Cambridge’s decision to diverge from the federal agency was echoed recently by a major national flood risk report from the First Street Foundation, a nonprofit in Brooklyn, New York, that is focused on climate risk. The widely publicized report said FEMA’s look-back method underestimated flood dangers in many areas, including Boston. “I agree with [First Street Foundation’s] bottom-line conclusion that looking at the past is not useful,” Watkins said.

Still, the federal flood maps remain the basis for requiring borrowers with federally backed mortgages to get flood insurance – the standard despite the fact that “the majority of floods that occur happen outside the FEMA flood plain,” said Indrani Ghosh of environmental consultant Weston & Sampson, a senior technical leader who helped develop the city’s predictions.

The city’s Flood Viewer

The city has used its flooding projections to produce a tool called Flood Viewer that details risks to individual properties from sea-level rise and rainfall today; in 2030; and in 2070. People can look up the results by address. Flood Viewer also predicts how high the water will rise, along with information on the elevation of individual buildings.

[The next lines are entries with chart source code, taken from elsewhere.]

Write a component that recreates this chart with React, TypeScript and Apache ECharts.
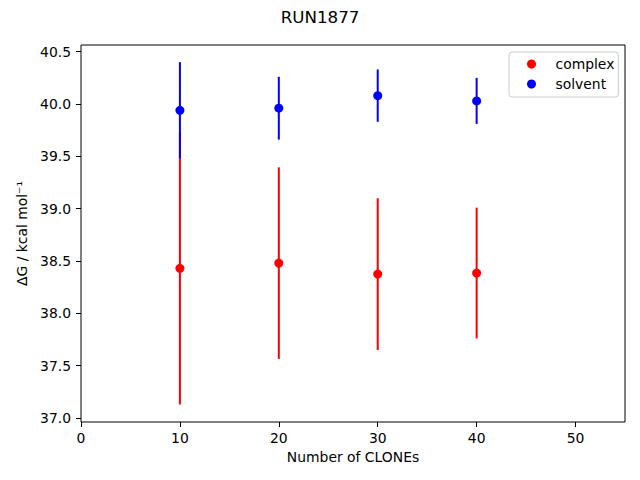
import React, { useEffect, useRef } from "react";
import * as echarts from "echarts";

const titleText = "RUN1877";
const xName = "Number of CLONEs";
const yName = "ΔG / kcal mol⁻¹";
const clones = [10, 20, 30, 40];
const complexMean = [38.43, 38.48, 38.375, 38.385];
const complexErr = [1.3, 0.915, 0.725, 0.625];
const solventMean = [39.94, 39.96, 40.08, 40.03];
const solventErr = [0.46, 0.3, 0.25, 0.22];
const xTicks = [0, 10, 20, 30, 40, 50];
const yTicks = [37.0, 37.5, 38.0, 38.5, 39.0, 39.5, 40.0, 40.5];
const xRange = [0, 55];
const yRange = [36.962, 40.564];

const FONT = "DejaVu Sans";

function errSeries(name: string, means: number[], errs: number[], color: string) {
  return {
    name,
    type: "custom",
    data: clones.map((c, i) => [c, means[i] - errs[i], means[i] + errs[i]]),
    renderItem: (_p: any, api: any) => {
      const a = api.coord([api.value(0), api.value(1)]);
      const b = api.coord([api.value(0), api.value(2)]);
      return {
        type: "line",
        shape: { x1: a[0], y1: a[1], x2: b[0], y2: b[1] },
        style: { stroke: color, lineWidth: 2 },
      };
    },
    encode: { x: 0, y: [1, 2] },
    z: 2,
  };
}

function pointSeries(name: string, means: number[], color: string) {
  return {
    name,
    type: "scatter",
    data: clones.map((c, i) => [c, means[i]]),
    symbol: "circle",
    symbolSize: 9,
    itemStyle: { color, opacity: 1 },
    z: 3,
  };
}

export default function App() {
  const ref = useRef<HTMLDivElement>(null);
  useEffect(() => {
    if (!ref.current) return;
    const chart = echarts.init(ref.current, null, { renderer: "svg" });
    chart.setOption({
      animation: false,
      backgroundColor: "#ffffff",
      textStyle: { fontFamily: FONT },
      title: {
        text: titleText,
        left: "center",
        top: 3,
        textStyle: { fontFamily: FONT, fontSize: 16.7, fontWeight: "normal", color: "#000" },
      },
      legend: {
        data: [
          { name: "complex", icon: "circle" },
          { name: "solvent", icon: "circle" },
        ],
        orient: "vertical",
        left: 509,
        top: 52,
        itemWidth: 38,
        itemHeight: 9,
        itemGap: 4,
        padding: [4, 4, 5, 18],
        borderColor: "#cccccc",
        borderWidth: 1,
        borderRadius: 3,
        backgroundColor: "rgba(255,255,255,0.8)",
        itemStyle: { opacity: 1 },
        textStyle: { fontFamily: FONT, fontSize: 13.9, color: "#000", lineHeight: 16 },
      },
      grid: {
        left: 81,
        top: 45,
        width: 544,
        height: 377,
        show: true,
        borderColor: "#000",
        borderWidth: 1,
        backgroundColor: "transparent",
      },
      xAxis: {
        type: "value",
        min: xRange[0],
        max: xRange[1],
        name: xName,
        nameLocation: "middle",
        nameGap: 28,
        nameTextStyle: { fontFamily: FONT, fontSize: 13.9, color: "#000" },
        splitLine: { show: false },
        axisLine: { show: false },
        axisTick: { show: true, inside: false, length: 5, customValues: xTicks, lineStyle: { color: "#000" } },
        axisLabel: {
          customValues: xTicks,
          margin: 9,
          fontFamily: FONT,
          fontSize: 13.9,
          color: "#000",
        },
      },
      yAxis: {
        type: "value",
        min: yRange[0],
        max: yRange[1],
        name: yName,
        nameLocation: "middle",
        nameGap: 50,
        nameTextStyle: { fontFamily: FONT, fontSize: 13.9, color: "#000" },
        splitLine: { show: false },
        axisLine: { show: false },
        axisTick: { show: true, inside: false, length: 5, customValues: yTicks, lineStyle: { color: "#000" } },
        axisLabel: {
          customValues: yTicks,
          margin: 10,
          fontFamily: FONT,
          fontSize: 13.9,
          color: "#000",
          formatter: (v: number) => v.toFixed(1),
        },
      },
      series: [
        errSeries("complex err", complexMean, complexErr, "#ff0000"),
        pointSeries("complex", complexMean, "#ff0000"),
        errSeries("solvent err", solventMean, solventErr, "#0000ff"),
        pointSeries("solvent", solventMean, "#0000ff"),
      ],
    });
    return () => chart.dispose();
  }, []);
  return (
    <div
      ref={ref}
      style={{ position: "fixed", left: 0, top: 0, width: 640, height: 480 }}
    />
  );
}
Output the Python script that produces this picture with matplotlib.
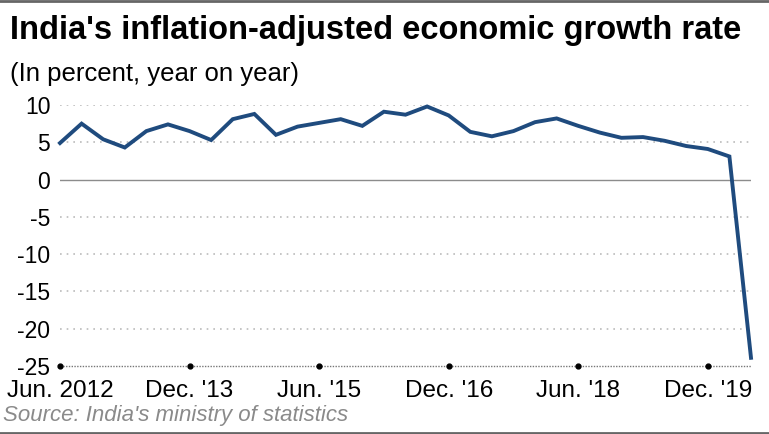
import matplotlib.pyplot as plt
from matplotlib.lines import Line2D

# quarterly GDP growth, Jun. 2012 .. Jun. 2020
quarters = [
    "2012-06", "2012-09", "2012-12", "2013-03",
    "2013-06", "2013-09", "2013-12", "2014-03",
    "2014-06", "2014-09", "2014-12", "2015-03",
    "2015-06", "2015-09", "2015-12", "2016-03",
    "2016-06", "2016-09", "2016-12", "2017-03",
    "2017-06", "2017-09", "2017-12", "2018-03",
    "2018-06", "2018-09", "2018-12", "2019-03",
    "2019-06", "2019-09", "2019-12", "2020-03",
    "2020-06",
]
growth = [
    4.9, 7.5, 5.4, 4.3,
    6.5, 7.4, 6.5, 5.3,
    8.1, 8.8, 6.0, 7.1,
    7.6, 8.1, 7.2, 9.1,
    8.7, 9.8, 8.6, 6.4,
    5.8, 6.5, 7.7, 8.2,
    7.2, 6.3, 5.6, 5.7,
    5.2, 4.5, 4.1, 3.1,
    -23.9,
]
tick_idx = [0, 6, 12, 18, 24, 30]
tick_labels = ["Jun. 2012", "Dec. '13", "Jun. '15", "Dec. '16", "Jun. '18", "Dec. '19"]
y_ticks = [10, 5, 0, -5, -10, -15, -20, -25]


def main():
    plt.rcParams['font.family'] = ['Liberation Sans', 'DejaVu Sans']
    fig = plt.figure(figsize=(7.69, 4.34), dpi=100)
    W, H = 769, 434
    ax = fig.add_axes([60 / W, (H - 366) / H, (751 - 60) / W, (366 - 105) / H])

    x = list(range(len(growth)))
    ax.plot(x, growth, color='#1f4b7e', lw=2.8, solid_joinstyle='miter', clip_on=False, zorder=3)

    ax.set_xlim(0, len(growth) - 1)
    ax.set_ylim(-25, 10)

    for v in y_ticks:
        if v == 0:
            ax.axhline(v, color='#8c8c8c', lw=1.0, zorder=1)
        elif v == -25:
            ax.axhline(v, color='#777777', lw=1.0, ls=(0, (1, 1)), zorder=1, clip_on=False)
        else:
            ax.axhline(v, color='#bbbbbb', lw=1.2, ls=(0, (1, 3)), zorder=1)

    # tick dots on the baseline
    ax.plot(tick_idx, [-25] * len(tick_idx), 'o', color='black', ms=3.5, clip_on=False, zorder=4)

    ax.set_yticks(y_ticks)
    ax.set_yticklabels([str(v) for v in y_ticks], fontsize=16.5)
    ax.set_xticks(tick_idx)
    ax.set_xticklabels(tick_labels, fontsize=17.5)
    ax.tick_params(axis='y', length=0, pad=7)
    ax.tick_params(axis='x', length=0, pad=10)
    for s in ax.spines.values():
        s.set_visible(False)

    fig.text(10 / W, 1 - 30 / H, "India's inflation-adjusted economic growth rate",
             fontsize=23.5, fontweight='bold', va='center', ha='left',
             family=['Liberation Sans Narrow', 'Liberation Sans', 'DejaVu Sans'])
    fig.text(10 / W, 1 - 74 / H, "(In percent, year on year)",
             fontsize=18.5, va='center', ha='left',
             family=['Liberation Sans Narrow', 'Liberation Sans', 'DejaVu Sans'])
    fig.text(3 / W, 1 - 415 / H, "Source: India's ministry of statistics",
             fontsize=16, style='italic', color='#8a8a8a', va='center', ha='left')

    # frame lines top and bottom
    fig.add_artist(Line2D([0, 1], [1 - 1 / H, 1 - 1 / H], color='#666666', lw=2, transform=fig.transFigure))
    fig.add_artist(Line2D([0, 1], [1 / H, 1 / H], color='#666666', lw=2, transform=fig.transFigure))

    fig.savefig("out.png", dpi=100)


if __name__ == "__main__":
    main()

The tool will provide the basis for new zoning rules effective Sept. 1 intended to deal with climate change. Developers planning new construction or substantial renovation of large buildings must protect occupiable space and living areas against flood risks from rainfall and from sea level rise and storm surge if the Flood Viewer shows that projected flooding would raise the water level above the elevation of the building.

Watkins said the city is working with Somerville and the Massachusetts Water Resources Authority to develop a plan to reduce overflows of combined sewage and stormwater from pipes emptying into the Charles River and Alewife Brook. The plan will account for climate change, she said.

“To our knowledge we are the first group in the country looking at climate change when updating a CSO plan,” she said, referring to combined sewage overflows.


This post was updated July 19, 2023, to correct how a location was identified in a photo caption.